I'm trying to make this piece of code to run faster, but I can't find any more tricks that could speed this up.
I get a runtime of about 3 microseconds, the issue is that I'm calling this function a couple of million times and the process just ends up taking to long. I have the same implementation in Java (with just basic for loops) and basically, the computations are instantaneous for even large training data (This is for an ANN)
Is there a way to speed this up?
I'm running Python 2.7, numba 0.43.1 and numpy 1.16.3 on Windows 10
x = True
expected = 0.5
eligibility = np.array([0.1,0.1,0.1])
positive_weight = np.array([0.2,0.2,0.2])
total_sq_grad_positive = np.array([0.1,0.1,0.1])
learning_rate = 1
@nb.njit(fastmath= True, cache = True)
def update_weight_from_post_post_jit(x, expected,eligibility,positive_weight,total_sq_grad_positive,learning_rate):
if x:
g = np.multiply(eligibility,(1-expected))
else:
g = np.negative(np.multiply(eligibility,expected))
gg = np.multiply(g,g)
total_sq_grad_positive = np.add(total_sq_grad_positive,gg)
#total_sq_grad_positive = np.where(divide_by_zero,total_sq_grad_positive, tsgp_temp)
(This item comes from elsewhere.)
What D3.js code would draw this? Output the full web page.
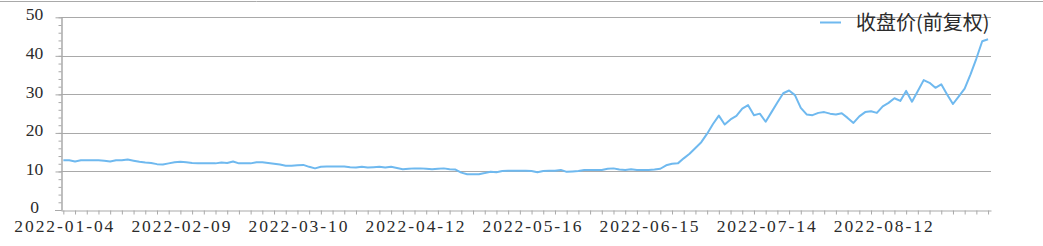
<!DOCTYPE html>
<html>
<head>
<meta charset="utf-8">
<script src="https://cdn.jsdelivr.net/npm/d3@7"></script>
<style>
  body { margin: 0; background: #fff; }
  svg { display: block; }
</style>
</head>
<body>
<svg id="chart" width="1043" height="246"></svg>
<script>
// closing price (forward adjusted), one value per trading day
const closes = [
  12.9, 12.9, 12.6, 12.9, 12.9, 12.9, 12.9, 12.8, 12.6, 12.9,
  12.9, 13.1, 12.8, 12.5, 12.3, 12.2, 11.9, 11.8, 12.1, 12.4,
  12.5, 12.4, 12.2, 12.1, 12.1, 12.1, 12.1, 12.3, 12.2, 12.6,
  12.1, 12.1, 12.1, 12.4, 12.4, 12.2, 12.0, 11.8, 11.5, 11.5,
  11.6, 11.7, 11.2, 10.8, 11.2, 11.3, 11.3, 11.3, 11.3, 11.1,
  11.0, 11.2, 11.0, 11.1, 11.2, 11.0, 11.2, 10.9, 10.6, 10.7,
  10.8, 10.8, 10.7, 10.55, 10.7, 10.8, 10.6, 10.5, 9.7, 9.3,
  9.25, 9.3, 9.6, 9.95, 9.8, 10.1, 10.2, 10.2, 10.2, 10.2,
  10.1, 9.8, 10.1, 10.2, 10.2, 10.4, 9.9, 10.0, 10.1, 10.35,
  10.35, 10.4, 10.4, 10.7, 10.8, 10.5, 10.4, 10.55, 10.4, 10.4,
  10.4, 10.5, 10.7, 11.6, 12.0, 12.1, 13.4, 14.6, 16.1, 17.6,
  19.8, 22.3, 24.5, 22.2, 23.5, 24.4, 26.3, 27.2, 24.6, 25.0,
  22.9, 25.4, 27.9, 30.3, 31.0, 29.8, 26.5, 24.8, 24.6, 25.2,
  25.4, 25.0, 24.8, 25.1, 23.9, 22.6, 24.3, 25.4, 25.6, 25.2,
  26.9, 27.8, 29.0, 28.3, 30.9, 28.1, 30.9, 33.7, 33.0, 31.7,
  32.6, 30.0, 27.5, 29.5, 31.5, 35.2, 39.3, 43.8, 44.3
];
const dateLabels = ["2022-01-04", "2022-02-09", "2022-03-10", "2022-04-12",
                    "2022-05-16", "2022-06-15", "2022-07-14", "2022-08-12"];
const labelStep = 20;
const yTicks = [0, 10, 20, 30, 40, 50];
const seriesName = "收盘价(前复权)";

const lineColor = "#6fb9ef";
const gridColor = "#a9a9a9";
const textColor = "#2b2b2b";
const numFont = "'Liberation Serif', serif";

const svg = d3.select("#chart");

// top border of the frame
svg.append("line")
  .attr("x1", 0).attr("x2", 1043)
  .attr("y1", 1.5).attr("y2", 1.5)
  .attr("stroke", gridColor);

const x = d3.scaleLinear().domain([-0.4, closes.length - 0.5]).range([61, 991]);
const y = d3.scaleLinear().domain([0, 50]).range([210, 17.3]);

// horizontal grid
svg.append("g").selectAll("line")
  .data(yTicks.filter(d => d > 0))
  .join("line")
  .attr("x1", 61).attr("x2", 991)
  .attr("y1", d => Math.round(y(d)) + 0.5)
  .attr("y2", d => Math.round(y(d)) + 0.5)
  .attr("stroke", gridColor);

// y axis: minor then major ticks
const yMinor = svg.append("g").attr("transform", "translate(61.5,0)")
  .call(d3.axisLeft(y).tickValues(d3.range(0, 51, 2)).tickSize(3).tickFormat("").tickSizeOuter(0));
const yMajor = svg.append("g").attr("transform", "translate(61.5,0)")
  .call(d3.axisLeft(y).tickValues(yTicks).tickSize(6).tickSizeOuter(0));
[yMinor, yMajor].forEach(g => {
  g.selectAll("path, line").attr("stroke", gridColor);
});
yMajor.selectAll("text")
  .attr("x", -27)
  .attr("dy", "0.15em")
  .attr("text-anchor", "middle")
  .attr("fill", textColor)
  .style("font", "17.5px " + numFont);

// x axis (category index)
const xAxis = svg.append("g").attr("transform", "translate(0,210.5)")
  .call(d3.axisBottom(x)
    .tickValues(d3.range(0, closes.length, 2))
    .tickSize(4)
    .tickSizeOuter(0)
    .tickFormat(i => i % labelStep === 0 ? (dateLabels[i / labelStep] || "") : ""));
xAxis.selectAll("path, line").attr("stroke", gridColor);
xAxis.selectAll("text")
  .filter(function() { return this.textContent !== ""; })
  .attr("y", 7)
  .attr("dy", "0.8em")
  .attr("fill", textColor)
  .attr("textLength", 99)
  .attr("lengthAdjust", "spacing")
  .style("font", "17.5px " + numFont);
// short stub of the axis left of the y axis
svg.append("line")
  .attr("x1", 55).attr("x2", 61)
  .attr("y1", 210.5).attr("y2", 210.5)
  .attr("stroke", gridColor);

// price line
const line = d3.line()
  .x((d, i) => x(i))
  .y(d => y(d));
svg.append("path")
  .datum(closes)
  .attr("fill", "none")
  .attr("stroke", lineColor)
  .attr("stroke-width", 2)
  .attr("stroke-linejoin", "round")
  .attr("d", line);

// legend
const legend = svg.append("g").attr("transform", "translate(820,22.5)");
legend.append("line")
  .attr("x1", 0).attr("x2", 21)
  .attr("stroke", lineColor).attr("stroke-width", 2);
legend.append("text")
  .attr("x", 36).attr("dy", "0.35em")
  .attr("fill", textColor)
  .style("font", "20px 'Noto Sans CJK SC', sans-serif")
  .text(seriesName);
</script>
</body>
</html>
temp = np.multiply(learning_rate, g)
temp2 = np.sqrt(total_sq_grad_positive)
#temp2 = np.where(temp2 == 0,1,temp2 )
temp2[temp2 == 0] = 1
temp = np.divide(temp,temp2)
positive_weight = np.add(positive_weight, temp)
return [positive_weight, total_sq_grad_positive]
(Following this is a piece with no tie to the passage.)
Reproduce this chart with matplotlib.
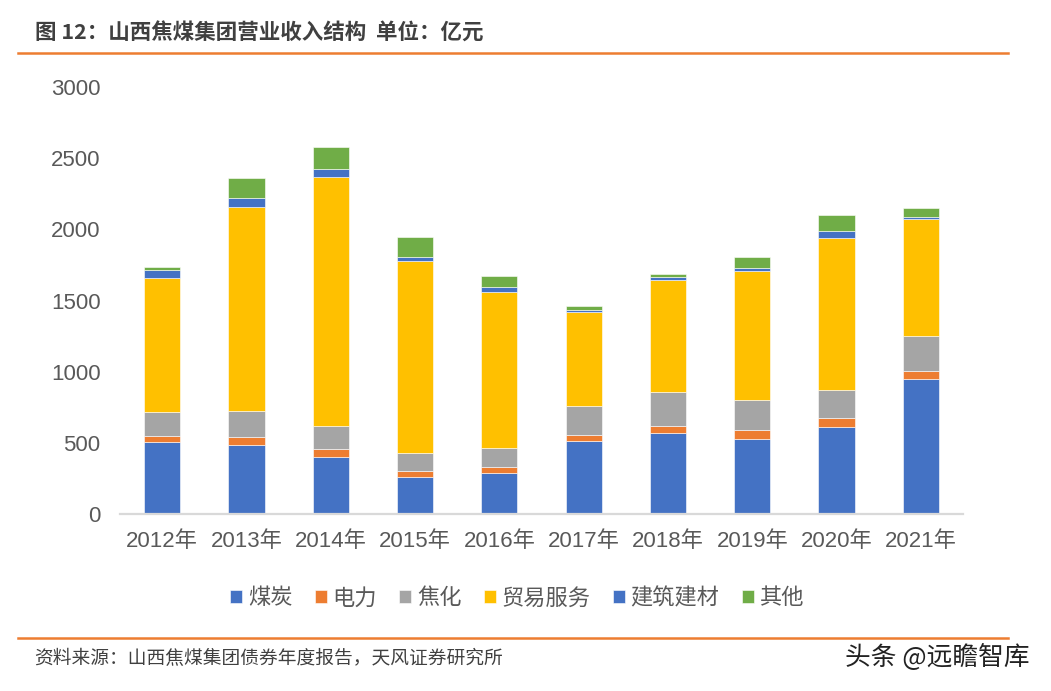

Edit: It seems that @max9111 is right. Unnecessary temporary arrays is where the overhead comes from.
For the current semantics of your function, there seems to be two temporary arrays that cannot be avoided --- the return values [positive_weight, total_sq_grad_positive]
. However, it struck me that you may be planning to use this function to update those two input arrays. If so, by doing everything in-place we get the most speedup. Like this:
import numba as nb
import numpy as np
x = True
expected = 0.5
eligibility = np.array([0.1,0.1,0.1])
positive_weight = np.array([0.2,0.2,0.2])
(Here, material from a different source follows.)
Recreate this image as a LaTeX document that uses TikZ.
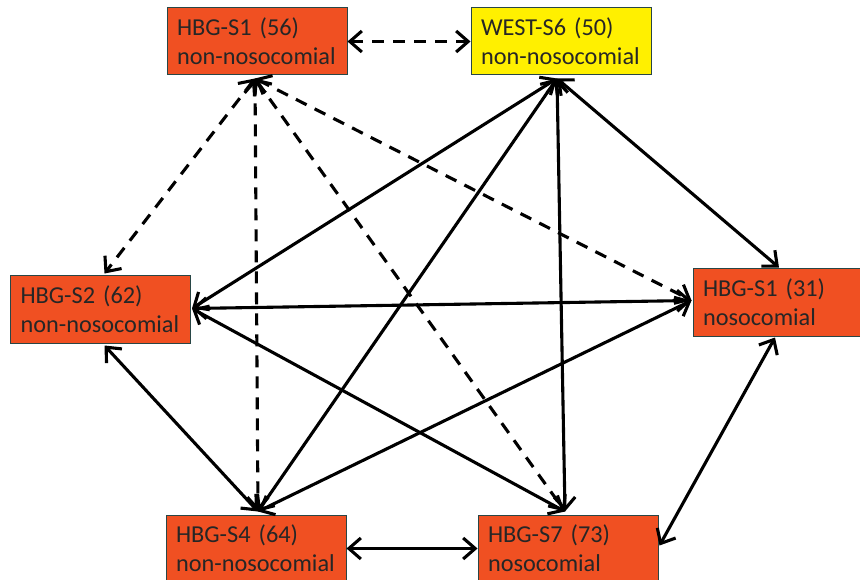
\documentclass[tikz,border=0pt]{standalone}
\usepackage{fontspec}
\setmainfont{Carlito}
\usetikzlibrary{arrows.meta,calc}
\definecolor{boxred}{RGB}{240,80,34}
\definecolor{boxyellow}{RGB}{255,240,0}
\definecolor{boxline}{RGB}{40,70,70}
\begin{document}
\begin{tikzpicture}[x=1pt,y=-1pt,
  site/.style={draw=boxline, line width=1pt, fill=boxred, rectangle,
    text width=160pt, inner xsep=10pt, inner ysep=0pt,
    minimum height=67pt, align=left,
    font=\fontsize{24.3}{29}\selectfont, text=black!85},
  link/.style={line width=3.1pt, {Straight Barb[length=12pt,width=21pt]}-{Straight Barb[length=12pt,width=21pt]}},
  dlink/.style={link, dash pattern=on 12pt off 9pt}]
\useasboundingbox (0,0) rectangle (860,580);
\node[site] (n1) at (257,41.5) {HBG-S1 (56)\\non-nosocomial};
\node[site, fill=boxyellow] (n6) at (561,41.5) {WEST-S6 (50)\\non-nosocomial};
\node[site] (n2) at (100.5,309.5) {HBG-S2 (62)\\non-nosocomial};
\node[site] (n31) at (783,302.5) {HBG-S1 (31)\\nosocomial};
\node[site] (n4) at (256,548.5) {HBG-S4 (64)\\non-nosocomial};
\node[site] (n7) at (568,548.5) {HBG-S7 (73)\\nosocomial};

\coordinate (n1b) at ($(n1.south)+(-2,3)$);
\coordinate (n6b) at ($(n6.south)+(-4,3)$);
\coordinate (n2r) at ($(n2.east)+(1,-1)$);
\coordinate (n2t) at ($(n2.north)+(4,-2)$);
\coordinate (n2s) at ($(n2.south)+(4,2)$);
\coordinate (n31l) at ($(n31.west)+(-1,-2)$);
\coordinate (n31t) at ($(n31.north)+(-4,-1)$);
\coordinate (n31s) at ($(n31.south)+(-8,1)$);
\coordinate (n4t) at ($(n4.north)+(2,-3)$);
\coordinate (n7t) at ($(n7.north)+(-3,-3)$);
\coordinate (n7r) at ($(n7.east)+(1,-3)$);

% dashed links from HBG-S1 (56)
\draw[dlink] (n1.east) -- (n6.west);
\draw[dlink] (n1b) -- (n2t);
\draw[dlink] (n1b) -- (n4t);
\draw[dlink] (n1b) -- (n7t);
\draw[dlink] (n1b) -- (n31l);

% solid links
\draw[link] (n6b) -- (n2r);
\draw[link] (n6b) -- (n4t);
\draw[link] (n6b) -- (n7t);
\draw[link] (n6b) -- (n31t);
\draw[link] (n2r) -- (n31l);
\draw[link] (n2r) -- (n7t);
\draw[link] (n2s) -- (n4t);
\draw[link] (n31l) -- (n4t);
\draw[link] (n4.east) -- (n7.west);
\draw[link] (n31s) -- (n7r);
\end{tikzpicture}
\end{document}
total_sq_grad_positive = np.array([0.1,0.1,0.1])
learning_rate = 1
@nb.njit(fastmath= True, cache = True)
def update_weight_from_post_post_jit(x, expected,eligibility,positive_weight,total_sq_grad_positive,learning_rate):
for i in range(eligibility.shape[0]):
if x:
g = eligibility[i] * (1-expected)
else:
g = -(eligibility[i] * expected)
gg = g * g
total_sq_grad_positive[i] = total_sq_grad_positive[i] + gg
temp = learning_rate * g
temp2 = np.sqrt(total_sq_grad_positive[i])
if temp2 == 0: temp2 = 1
temp = temp / temp2
positive_weight[i] = positive_weight[i] + temp
@nb.jit
def test(n, *args):
for i in range(n): update_weight_from_post_post_jit(*args)
If updating the input arrays is not what you want, you can begin the function with
positive_weight = positive_weight.copy()
total_sq_grad_positive = total_sq_grad_positive.copy()
and return them as in your original code. This is not nearly as fast, but still faster.
I am not sure whether it can be optimized to be "instantaneous"; I am a little surprised that Java could do it since this looks like a pretty complicated function to me, with time-consuming operations like sqrt
.
But, did you use nb.jit
on the function(s) calling this function?Like this:
@nb.jit def test(n): for i in range(n): update_weight_from_post_post_jit(x, expected,eligibility,positive_weight,total_sq_grad_positive,learning_rate)
On my computer, this cuts the running time in half, which makes sense since Python function calls have a really high overhead.